PROVIDED ENTRIES:
■ ■ ■ ■ ■ ■ ■

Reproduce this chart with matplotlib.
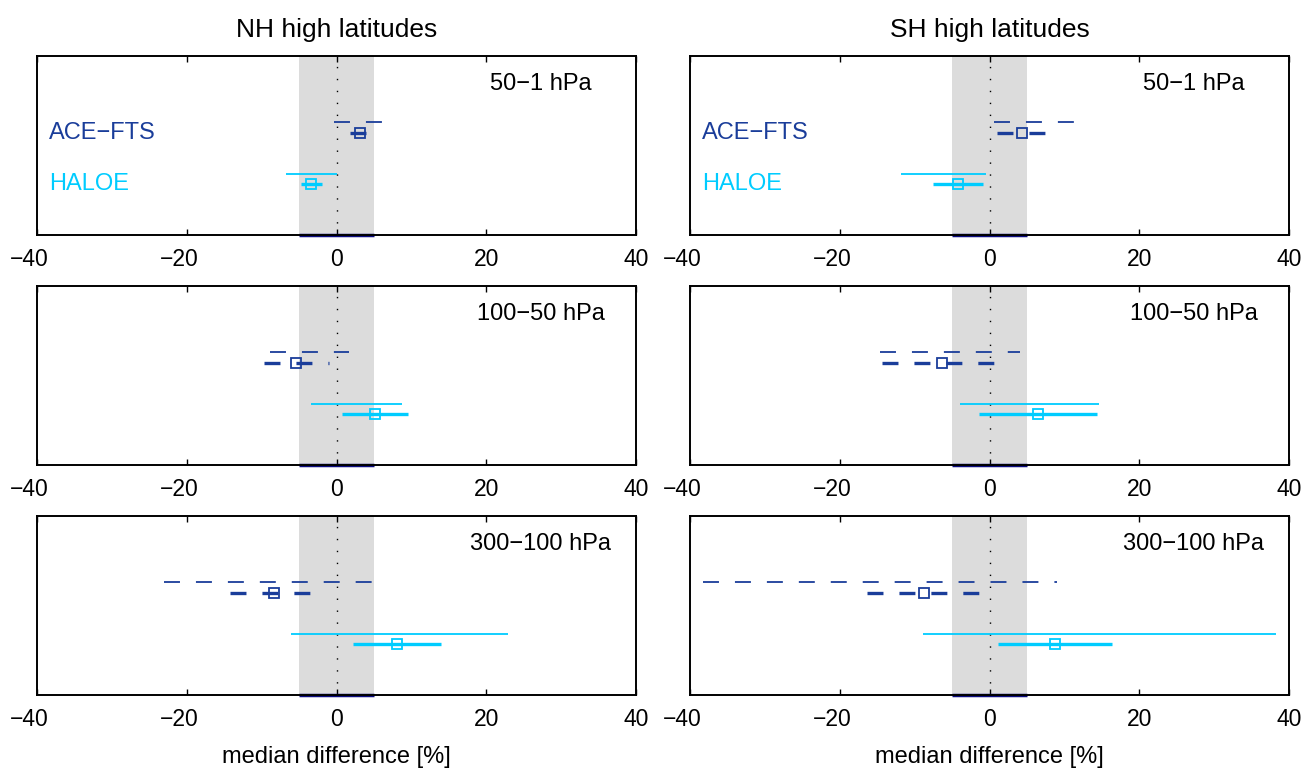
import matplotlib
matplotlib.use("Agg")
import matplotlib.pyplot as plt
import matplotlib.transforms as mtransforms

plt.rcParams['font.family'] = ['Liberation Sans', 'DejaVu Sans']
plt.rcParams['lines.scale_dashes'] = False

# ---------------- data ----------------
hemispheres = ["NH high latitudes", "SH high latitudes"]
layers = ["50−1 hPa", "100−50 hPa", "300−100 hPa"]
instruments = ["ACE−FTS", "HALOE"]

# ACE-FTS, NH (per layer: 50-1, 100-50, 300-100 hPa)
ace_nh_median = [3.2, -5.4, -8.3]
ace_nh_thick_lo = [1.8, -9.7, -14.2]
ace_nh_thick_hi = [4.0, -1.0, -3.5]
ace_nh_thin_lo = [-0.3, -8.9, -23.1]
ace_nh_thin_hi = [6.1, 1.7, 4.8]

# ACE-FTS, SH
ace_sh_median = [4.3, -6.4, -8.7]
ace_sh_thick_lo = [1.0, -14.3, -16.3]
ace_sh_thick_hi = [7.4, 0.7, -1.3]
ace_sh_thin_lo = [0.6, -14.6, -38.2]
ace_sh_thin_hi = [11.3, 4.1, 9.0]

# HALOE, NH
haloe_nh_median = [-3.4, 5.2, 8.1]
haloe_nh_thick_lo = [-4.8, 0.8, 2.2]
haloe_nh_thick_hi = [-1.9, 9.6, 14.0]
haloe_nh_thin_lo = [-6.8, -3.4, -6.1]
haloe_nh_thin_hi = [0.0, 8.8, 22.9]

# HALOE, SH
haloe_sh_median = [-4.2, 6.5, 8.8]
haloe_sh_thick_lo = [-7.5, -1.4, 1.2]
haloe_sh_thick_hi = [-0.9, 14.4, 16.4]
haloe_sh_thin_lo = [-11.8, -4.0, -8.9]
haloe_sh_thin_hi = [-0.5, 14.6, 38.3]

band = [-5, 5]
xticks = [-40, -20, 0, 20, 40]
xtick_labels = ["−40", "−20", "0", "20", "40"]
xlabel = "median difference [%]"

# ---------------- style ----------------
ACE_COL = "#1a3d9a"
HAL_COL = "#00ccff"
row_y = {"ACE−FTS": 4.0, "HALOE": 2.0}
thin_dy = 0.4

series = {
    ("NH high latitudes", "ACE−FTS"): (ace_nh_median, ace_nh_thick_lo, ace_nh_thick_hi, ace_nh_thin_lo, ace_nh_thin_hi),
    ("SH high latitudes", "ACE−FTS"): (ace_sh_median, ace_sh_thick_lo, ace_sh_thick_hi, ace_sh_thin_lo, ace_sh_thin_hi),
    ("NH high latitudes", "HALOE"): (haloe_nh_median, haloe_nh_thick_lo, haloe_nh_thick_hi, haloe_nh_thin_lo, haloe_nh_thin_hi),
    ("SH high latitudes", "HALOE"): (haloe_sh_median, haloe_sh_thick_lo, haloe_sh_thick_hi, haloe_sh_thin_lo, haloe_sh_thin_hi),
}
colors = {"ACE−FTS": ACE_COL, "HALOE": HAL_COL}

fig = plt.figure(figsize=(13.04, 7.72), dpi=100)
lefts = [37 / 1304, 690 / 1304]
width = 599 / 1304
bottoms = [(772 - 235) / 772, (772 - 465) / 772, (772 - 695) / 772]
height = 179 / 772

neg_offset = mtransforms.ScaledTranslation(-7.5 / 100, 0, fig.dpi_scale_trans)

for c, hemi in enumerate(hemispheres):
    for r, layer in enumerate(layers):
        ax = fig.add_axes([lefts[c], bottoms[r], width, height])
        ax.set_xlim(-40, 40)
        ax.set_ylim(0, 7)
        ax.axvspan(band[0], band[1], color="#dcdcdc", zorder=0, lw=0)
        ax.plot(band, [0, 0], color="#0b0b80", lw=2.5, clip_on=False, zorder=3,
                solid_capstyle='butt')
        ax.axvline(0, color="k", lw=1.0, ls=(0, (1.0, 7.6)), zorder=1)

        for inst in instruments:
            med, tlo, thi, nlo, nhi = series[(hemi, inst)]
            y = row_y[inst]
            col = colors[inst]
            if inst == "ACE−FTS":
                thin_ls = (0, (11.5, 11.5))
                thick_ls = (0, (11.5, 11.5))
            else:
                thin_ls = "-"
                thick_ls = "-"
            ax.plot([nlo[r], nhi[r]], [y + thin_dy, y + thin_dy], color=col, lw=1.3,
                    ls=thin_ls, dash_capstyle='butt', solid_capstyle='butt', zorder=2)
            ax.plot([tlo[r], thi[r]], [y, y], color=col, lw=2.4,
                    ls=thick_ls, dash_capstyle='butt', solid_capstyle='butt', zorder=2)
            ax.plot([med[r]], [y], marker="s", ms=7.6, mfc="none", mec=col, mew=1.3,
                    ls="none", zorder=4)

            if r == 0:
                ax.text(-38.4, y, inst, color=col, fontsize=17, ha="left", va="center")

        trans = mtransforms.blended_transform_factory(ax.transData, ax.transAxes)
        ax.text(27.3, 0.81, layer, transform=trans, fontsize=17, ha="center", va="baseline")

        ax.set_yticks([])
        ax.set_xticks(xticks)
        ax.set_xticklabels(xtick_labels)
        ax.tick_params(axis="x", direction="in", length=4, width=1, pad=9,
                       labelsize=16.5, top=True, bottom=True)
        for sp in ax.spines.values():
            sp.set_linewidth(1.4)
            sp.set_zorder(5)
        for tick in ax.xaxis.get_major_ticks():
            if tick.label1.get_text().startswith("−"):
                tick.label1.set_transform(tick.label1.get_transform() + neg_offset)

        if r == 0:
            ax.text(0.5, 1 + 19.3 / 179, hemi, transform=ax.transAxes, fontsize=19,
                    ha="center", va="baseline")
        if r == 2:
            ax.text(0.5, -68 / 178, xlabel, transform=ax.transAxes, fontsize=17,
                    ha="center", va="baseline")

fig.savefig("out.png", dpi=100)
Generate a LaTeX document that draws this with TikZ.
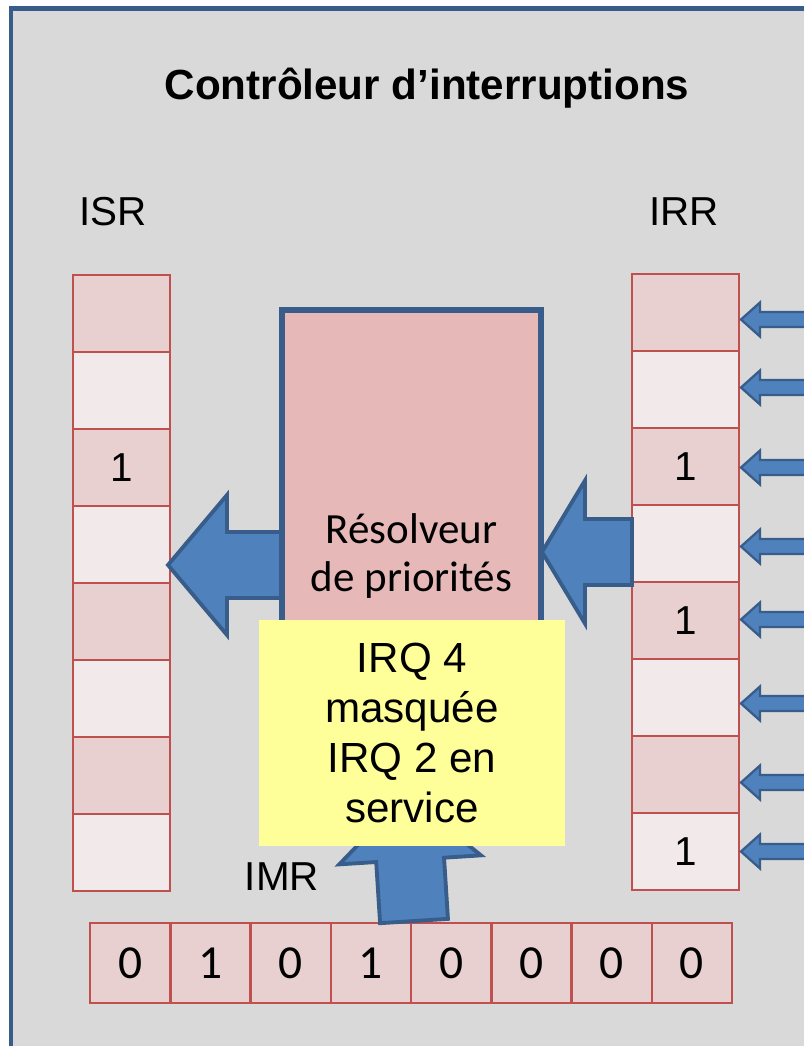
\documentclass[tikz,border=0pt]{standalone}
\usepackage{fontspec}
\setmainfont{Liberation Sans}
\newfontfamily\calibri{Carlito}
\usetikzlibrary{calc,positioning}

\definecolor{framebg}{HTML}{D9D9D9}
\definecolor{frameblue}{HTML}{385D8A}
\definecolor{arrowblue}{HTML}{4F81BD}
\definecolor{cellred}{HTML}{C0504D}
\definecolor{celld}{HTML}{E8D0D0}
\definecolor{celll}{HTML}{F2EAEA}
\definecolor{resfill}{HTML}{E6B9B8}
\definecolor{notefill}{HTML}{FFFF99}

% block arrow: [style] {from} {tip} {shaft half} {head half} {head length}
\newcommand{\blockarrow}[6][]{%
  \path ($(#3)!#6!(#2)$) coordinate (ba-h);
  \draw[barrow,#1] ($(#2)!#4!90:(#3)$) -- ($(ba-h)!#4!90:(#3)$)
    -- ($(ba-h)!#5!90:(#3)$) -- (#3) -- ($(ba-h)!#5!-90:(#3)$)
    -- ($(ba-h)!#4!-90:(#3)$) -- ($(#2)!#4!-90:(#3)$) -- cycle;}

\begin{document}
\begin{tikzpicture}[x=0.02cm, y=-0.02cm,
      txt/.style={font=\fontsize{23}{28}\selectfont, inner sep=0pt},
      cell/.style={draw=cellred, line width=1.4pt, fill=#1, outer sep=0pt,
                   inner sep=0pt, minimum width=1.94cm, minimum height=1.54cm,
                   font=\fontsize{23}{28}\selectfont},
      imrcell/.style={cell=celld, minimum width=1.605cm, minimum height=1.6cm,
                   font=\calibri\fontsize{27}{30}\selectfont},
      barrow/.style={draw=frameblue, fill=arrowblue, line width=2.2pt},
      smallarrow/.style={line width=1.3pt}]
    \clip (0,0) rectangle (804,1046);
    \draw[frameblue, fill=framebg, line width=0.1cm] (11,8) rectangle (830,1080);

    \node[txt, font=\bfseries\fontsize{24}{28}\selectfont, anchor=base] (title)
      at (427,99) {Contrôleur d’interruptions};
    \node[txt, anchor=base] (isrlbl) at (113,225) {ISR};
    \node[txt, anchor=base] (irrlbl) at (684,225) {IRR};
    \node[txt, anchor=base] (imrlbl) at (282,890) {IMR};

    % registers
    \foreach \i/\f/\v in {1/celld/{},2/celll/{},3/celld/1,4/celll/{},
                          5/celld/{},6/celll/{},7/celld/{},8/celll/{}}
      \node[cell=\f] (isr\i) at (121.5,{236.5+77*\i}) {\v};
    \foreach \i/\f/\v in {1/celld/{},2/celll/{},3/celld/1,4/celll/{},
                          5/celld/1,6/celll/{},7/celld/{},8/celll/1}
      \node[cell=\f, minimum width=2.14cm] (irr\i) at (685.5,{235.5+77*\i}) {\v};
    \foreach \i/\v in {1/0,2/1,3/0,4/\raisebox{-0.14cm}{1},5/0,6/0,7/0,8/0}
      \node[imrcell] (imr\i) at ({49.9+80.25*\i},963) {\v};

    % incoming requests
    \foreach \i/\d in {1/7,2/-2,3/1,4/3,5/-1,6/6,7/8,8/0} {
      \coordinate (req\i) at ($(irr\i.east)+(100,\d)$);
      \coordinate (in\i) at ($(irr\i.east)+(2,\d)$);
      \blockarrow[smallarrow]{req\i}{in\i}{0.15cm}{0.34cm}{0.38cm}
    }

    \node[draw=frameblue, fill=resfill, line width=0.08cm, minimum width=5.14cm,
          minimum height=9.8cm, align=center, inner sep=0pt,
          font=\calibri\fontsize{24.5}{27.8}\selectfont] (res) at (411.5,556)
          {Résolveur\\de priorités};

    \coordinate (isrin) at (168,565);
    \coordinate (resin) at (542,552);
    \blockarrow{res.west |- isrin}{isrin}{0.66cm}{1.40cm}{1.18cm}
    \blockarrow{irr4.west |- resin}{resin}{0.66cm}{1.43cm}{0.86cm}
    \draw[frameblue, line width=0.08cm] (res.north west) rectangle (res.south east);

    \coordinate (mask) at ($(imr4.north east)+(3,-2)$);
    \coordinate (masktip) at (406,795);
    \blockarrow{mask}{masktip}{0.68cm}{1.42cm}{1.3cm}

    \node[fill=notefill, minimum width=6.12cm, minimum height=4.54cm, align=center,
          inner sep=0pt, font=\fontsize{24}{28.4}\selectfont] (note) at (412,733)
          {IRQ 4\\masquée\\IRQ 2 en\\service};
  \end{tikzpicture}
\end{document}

■ ■ ■ ■ ■ ■ ■

DIRECTIONS FOR THIS TASK: Without the pictures, repeat the entries above line by line, from the first through the one that contains "plt.rcParams['lines.scale_dashes'] = False", both ends included.

REPLY:
Reproduce this chart with matplotlib.
import matplotlib
matplotlib.use("Agg")
import matplotlib.pyplot as plt
import matplotlib.transforms as mtransforms

plt.rcParams['font.family'] = ['Liberation Sans', 'DejaVu Sans']
plt.rcParams['lines.scale_dashes'] = False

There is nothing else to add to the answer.